• **TASK REQUIREMENTS**:
Both boundary lines count: repeat, exactly and alone, the lines from the one containing "Emit a LaTeX" to the one containing "(service) at (386,43)", with pictures left out.

• **TASK INPUT**:
=======

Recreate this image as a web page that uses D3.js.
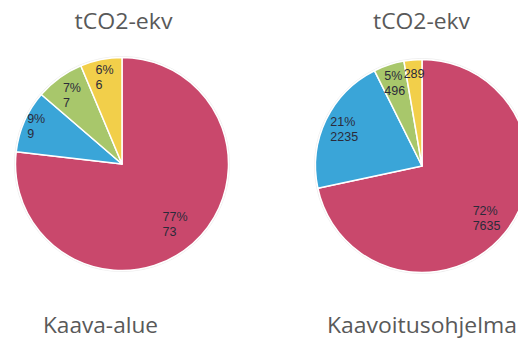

=======

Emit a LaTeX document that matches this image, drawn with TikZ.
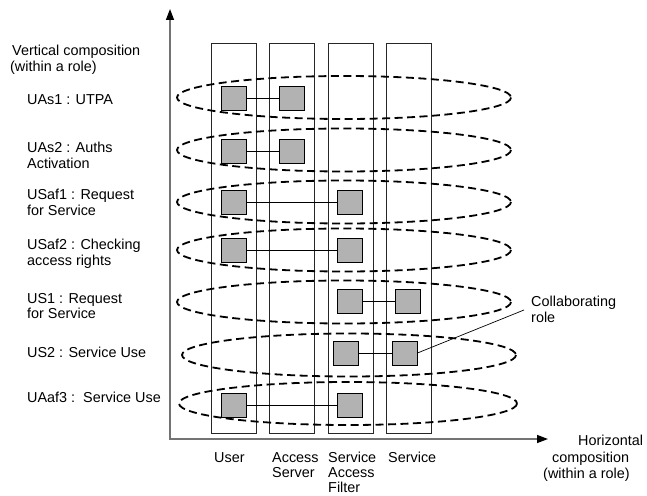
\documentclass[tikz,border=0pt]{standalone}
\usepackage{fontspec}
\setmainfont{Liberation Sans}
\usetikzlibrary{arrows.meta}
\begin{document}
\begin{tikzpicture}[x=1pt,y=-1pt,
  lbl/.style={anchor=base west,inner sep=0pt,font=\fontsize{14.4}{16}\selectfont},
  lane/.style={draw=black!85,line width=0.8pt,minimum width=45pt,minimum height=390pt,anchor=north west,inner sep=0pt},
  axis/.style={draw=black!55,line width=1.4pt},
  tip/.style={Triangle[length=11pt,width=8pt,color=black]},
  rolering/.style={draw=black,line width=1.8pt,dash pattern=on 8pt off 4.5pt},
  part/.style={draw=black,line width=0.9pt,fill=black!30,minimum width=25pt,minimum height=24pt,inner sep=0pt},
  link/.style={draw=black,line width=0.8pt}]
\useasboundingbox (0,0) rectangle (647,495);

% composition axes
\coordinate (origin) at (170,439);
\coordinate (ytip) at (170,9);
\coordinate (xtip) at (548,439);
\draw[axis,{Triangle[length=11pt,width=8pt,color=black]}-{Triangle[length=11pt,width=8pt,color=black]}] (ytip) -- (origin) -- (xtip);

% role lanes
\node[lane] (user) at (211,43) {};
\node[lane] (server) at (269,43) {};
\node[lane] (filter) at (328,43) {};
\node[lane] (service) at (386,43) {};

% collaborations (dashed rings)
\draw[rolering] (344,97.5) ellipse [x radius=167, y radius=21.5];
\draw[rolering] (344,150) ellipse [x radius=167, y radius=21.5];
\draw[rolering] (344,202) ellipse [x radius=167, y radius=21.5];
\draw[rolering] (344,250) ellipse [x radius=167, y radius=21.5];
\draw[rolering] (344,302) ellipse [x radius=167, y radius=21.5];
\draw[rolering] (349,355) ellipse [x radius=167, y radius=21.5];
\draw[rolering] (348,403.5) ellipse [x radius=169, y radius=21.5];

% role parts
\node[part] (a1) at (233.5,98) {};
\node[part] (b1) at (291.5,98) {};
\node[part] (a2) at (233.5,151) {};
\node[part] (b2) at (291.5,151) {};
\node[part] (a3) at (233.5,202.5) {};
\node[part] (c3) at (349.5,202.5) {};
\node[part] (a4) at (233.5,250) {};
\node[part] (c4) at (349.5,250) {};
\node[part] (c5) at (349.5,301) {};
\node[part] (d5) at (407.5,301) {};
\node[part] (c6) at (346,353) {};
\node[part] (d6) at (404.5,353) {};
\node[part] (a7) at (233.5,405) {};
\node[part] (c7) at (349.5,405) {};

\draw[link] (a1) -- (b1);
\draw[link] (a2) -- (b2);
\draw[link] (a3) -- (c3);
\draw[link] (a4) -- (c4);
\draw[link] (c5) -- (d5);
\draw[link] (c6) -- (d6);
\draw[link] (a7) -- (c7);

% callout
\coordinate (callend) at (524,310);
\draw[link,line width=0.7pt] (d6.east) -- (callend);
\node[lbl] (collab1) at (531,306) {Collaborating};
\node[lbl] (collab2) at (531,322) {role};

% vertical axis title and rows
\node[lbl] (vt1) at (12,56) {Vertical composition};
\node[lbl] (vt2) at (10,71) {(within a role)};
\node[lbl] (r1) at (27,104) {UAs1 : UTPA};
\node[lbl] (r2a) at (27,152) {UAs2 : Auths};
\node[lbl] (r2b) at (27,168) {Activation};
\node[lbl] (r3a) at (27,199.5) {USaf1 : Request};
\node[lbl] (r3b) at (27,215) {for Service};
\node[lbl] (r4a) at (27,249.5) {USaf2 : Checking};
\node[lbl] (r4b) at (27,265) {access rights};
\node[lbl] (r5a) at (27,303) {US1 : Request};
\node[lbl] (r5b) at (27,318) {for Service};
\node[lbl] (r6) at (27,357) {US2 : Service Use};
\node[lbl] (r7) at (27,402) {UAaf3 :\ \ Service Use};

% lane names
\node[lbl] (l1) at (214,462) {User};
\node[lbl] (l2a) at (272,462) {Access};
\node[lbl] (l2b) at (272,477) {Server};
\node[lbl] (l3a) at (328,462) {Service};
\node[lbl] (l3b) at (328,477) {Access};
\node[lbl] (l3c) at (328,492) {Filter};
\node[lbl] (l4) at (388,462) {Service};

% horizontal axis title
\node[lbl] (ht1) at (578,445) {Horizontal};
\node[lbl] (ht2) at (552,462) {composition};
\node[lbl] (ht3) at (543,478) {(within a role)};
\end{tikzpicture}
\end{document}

=======

• **FINAL ANSWER**:
Emit a LaTeX document that matches this image, drawn with TikZ.
\documentclass[tikz,border=0pt]{standalone}
\usepackage{fontspec}
\setmainfont{Liberation Sans}
\usetikzlibrary{arrows.meta}
\begin{document}
\begin{tikzpicture}[x=1pt,y=-1pt,
  lbl/.style={anchor=base west,inner sep=0pt,font=\fontsize{14.4}{16}\selectfont},
  lane/.style={draw=black!85,line width=0.8pt,minimum width=45pt,minimum height=390pt,anchor=north west,inner sep=0pt},
  axis/.style={draw=black!55,line width=1.4pt},
  tip/.style={Triangle[length=11pt,width=8pt,color=black]},
  rolering/.style={draw=black,line width=1.8pt,dash pattern=on 8pt off 4.5pt},
  part/.style={draw=black,line width=0.9pt,fill=black!30,minimum width=25pt,minimum height=24pt,inner sep=0pt},
  link/.style={draw=black,line width=0.8pt}]
\useasboundingbox (0,0) rectangle (647,495);

% composition axes
\coordinate (origin) at (170,439);
\coordinate (ytip) at (170,9);
\coordinate (xtip) at (548,439);
\draw[axis,{Triangle[length=11pt,width=8pt,color=black]}-{Triangle[length=11pt,width=8pt,color=black]}] (ytip) -- (origin) -- (xtip);

% role lanes
\node[lane] (user) at (211,43) {};
\node[lane] (server) at (269,43) {};
\node[lane] (filter) at (328,43) {};
\node[lane] (service) at (386,43) {};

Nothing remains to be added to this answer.